O abismo que separa a real politik e o discurso feito de bravatas contra o abuso dos mercados é patente nesta passagem da declaração final da cimeira: «Não toleraremos o retorno dos comportamentos observados no sector financeiro antes da crise, e controlaremos estreitamente a implementação dos nossos compromissos em relação aos bancos, aos mercados derivados ao portador e às práticas de remuneração.» Por outro lado, particularmente mortal nos países do Sul, em especial na África, a crise alimentar provocada principalmente pela especulação sobre os produtos agrícolas figurava também na agenda do G20; o seu exame não deu origem a nenhuma medida. A declaração limita-se a afirmar a necessidade de «atenuar os efeitos da volatilidade dos preços».

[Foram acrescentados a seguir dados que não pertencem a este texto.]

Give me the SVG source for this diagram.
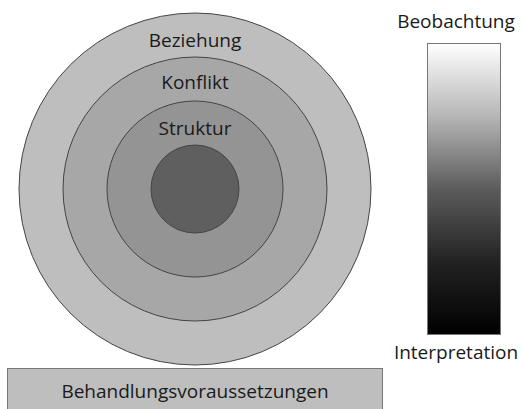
<svg xmlns="http://www.w3.org/2000/svg" width="522" height="409" viewBox="0 0 522 409">
<style>
text{font-family:"Open Sans","Noto Sans","Liberation Sans",sans-serif;font-size:19px;fill:#1a1a1a;text-anchor:middle}
.ring{stroke:#444;stroke-width:1}
</style>
<defs>
<linearGradient id="grad" x1="0" y1="0" x2="0" y2="1">
<stop offset="0" stop-color="#ffffff"/>
<stop offset="0.25" stop-color="#b6b6b6"/>
<stop offset="0.5" stop-color="#5c5c5c"/>
<stop offset="0.75" stop-color="#222222"/>
<stop offset="1" stop-color="#000000"/>
</linearGradient>
</defs>
<rect width="522" height="409" fill="#ffffff"/>
<g id="beziehung">
<circle class="ring" cx="195" cy="189" r="176" fill="#bebebe"/>
<text x="195" y="47">Beziehung</text>
</g>
<g id="konflikt">
<circle class="ring" cx="195" cy="189" r="132" fill="#a7a7a7"/>
<text x="195" y="89">Konflikt</text>
</g>
<g id="struktur">
<circle class="ring" cx="195" cy="189" r="88" fill="#949494"/>
<text x="195" y="135">Struktur</text>
</g>
<g id="kern">
<circle class="ring" cx="195" cy="189" r="44" fill="#5f5f5f"/>
</g>
<g id="skala">
<text x="456" y="28">Beobachtung</text>
<rect x="427.5" y="43.5" width="73" height="291" fill="url(#grad)" stroke="#777" stroke-width="1"/>
<text x="456" y="359">Interpretation</text>
</g>
<g id="behandlungsvoraussetzungen">
<rect x="7.5" y="368.5" width="375" height="50" fill="#bebebe" stroke="#777" stroke-width="1"/>
<text x="195" y="398">Behandlungsvoraussetzungen</text>
</g>
<g id="connectors"/>
</svg>
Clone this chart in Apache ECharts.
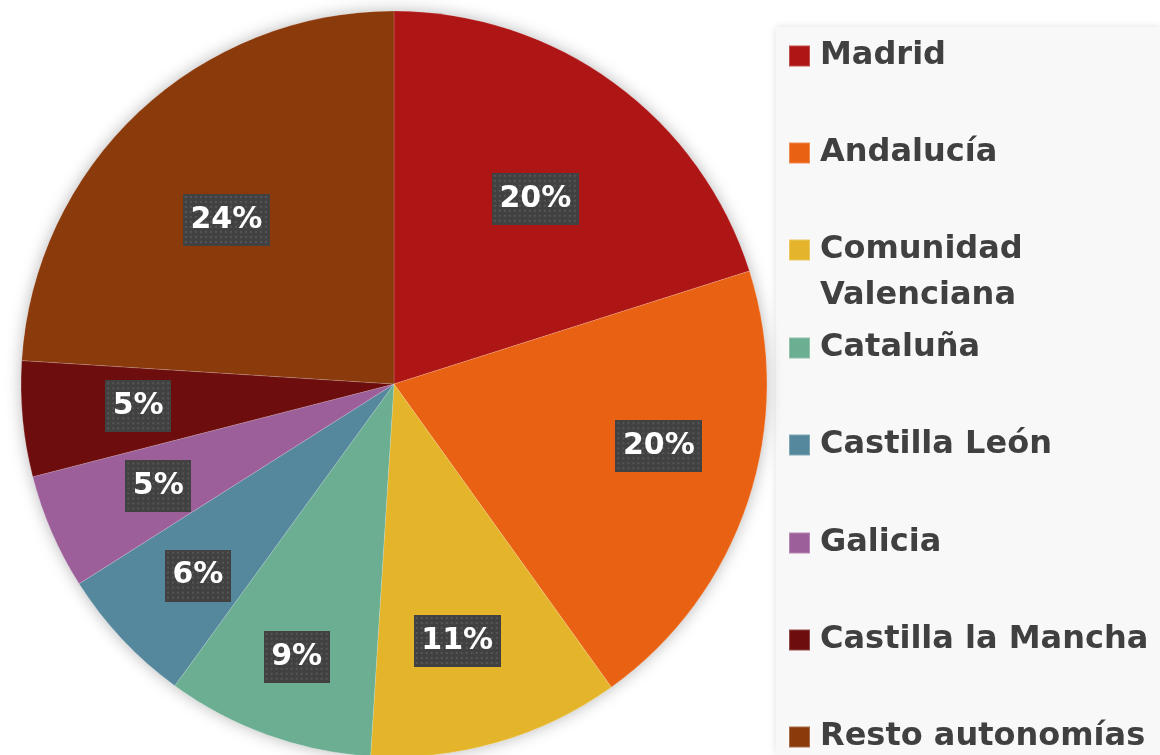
<!DOCTYPE html>
<html>
<head>
<meta charset="utf-8">
<script src="https://cdn.jsdelivr.net/npm/echarts@6/dist/echarts.min.js"></script>
<style>
  html, body { margin: 0; padding: 0; background: #fff; }
  #chart { width: 1160px; height: 755px; }
</style>
</head>
<body>
<div id="chart"></div>
<script>
const regions = ["Madrid", "Andalucía", "Comunidad Valenciana", "Cataluña", "Castilla León", "Galicia", "Castilla la Mancha", "Resto autonomías"];
const shares = [20.1, 20.0, 10.9, 9.0, 6.0, 5.0, 5.0, 24.0];
const colors = ["#ae1515", "#e96214", "#e4b52a", "#6bae91", "#55889c", "#9d5f9a", "#6e0d0d", "#8b3a0c"];
// small nudges so the boxes sit where the original placed them
const labelNudge = [[-11, 23], [20, -19], [-8, 9], [-10, 30], [-8, 15], [1, 0], [1, -2], [9, 24]];

const center = [394, 384];
const radius = 373;

// dotted dark tile for the label boxes
function dotTile(w, h) {
  const c = document.createElement("canvas");
  c.width = w;
  c.height = h;
  const ctx = c.getContext("2d");
  ctx.fillStyle = "#414141";
  ctx.fillRect(0, 0, w, h);
  ctx.fillStyle = "#565656";
  for (let y = 2; y < h; y += 5) {
    for (let x = 2; x < w; x += 5) ctx.fillRect(x, y, 2, 2);
  }
  return c;
}

function labelBox(w) {
  return {
    width: w,
    height: 52,
    lineHeight: 52,
    align: "center",
    color: "#fff",
    fontSize: 30,
    fontWeight: "bold",
    fontFamily: "DejaVu Sans",
    backgroundColor: { image: dotTile(w, 52) },
    shadowColor: "rgba(0,0,0,0.45)",
    shadowBlur: 5,
    shadowOffsetX: 3,
    shadowOffsetY: 3,
  };
}

const data = regions.map((name, i) => ({ name, value: shares[i], itemStyle: { color: colors[i] } }));

const legendText = {
  color: "#404040",
  fontSize: 32,
  fontWeight: "bold",
  fontFamily: "DejaVu Sans",
  lineHeight: 46,
};

const legendRowY = [54, 151, 248, 346, 443, 541, 638, 735];
const legends = regions.map((name, i) => {
  const twoLine = name === "Comunidad Valenciana";
  return {
    orient: "vertical",
    left: 788,
    top: legendRowY[i] - (twoLine ? 67 : 21),
    padding: 0,
    icon: "rect",
    itemWidth: 21,
    itemHeight: 21,
    selectedMode: false,
    data: [name],
    formatter: n => (twoLine ? "{e| }\n{t|Comunidad}\n{t|Valenciana}" : `{t|${n}}`),
    textStyle: {
      ...legendText,
      rich: {
        t: { ...legendText, padding: [0, 0, 0, 5] },
        e: { ...legendText },
      },
    },
  };
});

const chart = echarts.init(document.getElementById("chart"));

chart.setOption({
  animation: false,
  backgroundColor: "#ffffff",
  graphic: [{
    type: "rect",
    shape: { x: 776, y: 27, width: 384, height: 728 },
    style: { fill: "#f8f8f8", shadowColor: "rgba(0,0,0,0.12)", shadowBlur: 8 },
    z: -10,
  }],
  legend: legends,
  series: [
    {
      // soft shadow behind the whole disc
      type: "pie",
      center,
      radius,
      silent: true,
      z: 1,
      label: { show: false },
      itemStyle: { color: "#ffffff", shadowColor: "rgba(0,0,0,0.28)", shadowBlur: 16 },
      data: [{ name: "", value: 1 }],
    },
    {
      type: "pie",
      center,
      radius,
      startAngle: 90,
      z: 2,
      label: { show: false },
      labelLine: { show: false },
      itemStyle: { borderColor: "rgba(255,255,255,0.25)", borderWidth: 0.6 },
      emphasis: { disabled: true },
      data,
    },
    {
      // transparent carrier for the percent labels
      type: "pie",
      center,
      radius: [140, 370],
      startAngle: 90,
      silent: true,
      z: 3,
      itemStyle: { color: "rgba(0,0,0,0)" },
      labelLine: { show: false },
      label: {
        show: true,
        position: "inside",
        formatter: p => {
          const t = Math.round(p.percent) + "%";
          return `{${t.length > 2 ? "b" : "s"}|${t}}`;
        },
        rich: { b: labelBox(87), s: labelBox(66) },
      },
      data: regions.map((name, i) => ({ name, value: shares[i], label: { offset: labelNudge[i] } })),
    },
  ],
});
</script>
</body>
</html>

Concluída a cimeira do G20, os Indignados da Europa e de Wall Street vêem reforçada a sua convicção. Aqueles que pretendem governar o planeta são incapazes de encontrar soluções adequadas e utilizam todo o seu peso para impedir que um povo possa pronunciar-se acerca das receitas neoliberais que eles impõem. A lição não cairá em saco roto. Não restam dúvidas sobre a necessidade de adoptar outra arquitectura internacional, uma arquitectura finalmente democrática. Convém também fazer opções anticapitalistas: recusar a ditadura dos credores, expropriar os bancos sem indemnizações e sob controle dos cidadãos, recusar o pagamento duma dívida que é ilegítima, redistribuir radicalmente a riqueza.
 
[1] Ver Eric Toussaint, «Les banques sont le maillon faible en Europe», www.cadtm.org/Eric-Toussaint-Les-banques-sont-le
 
[2] Entrevista de Christine Lagarde publicada em Le Monde, 6-7 Novembro 2011, p. 12.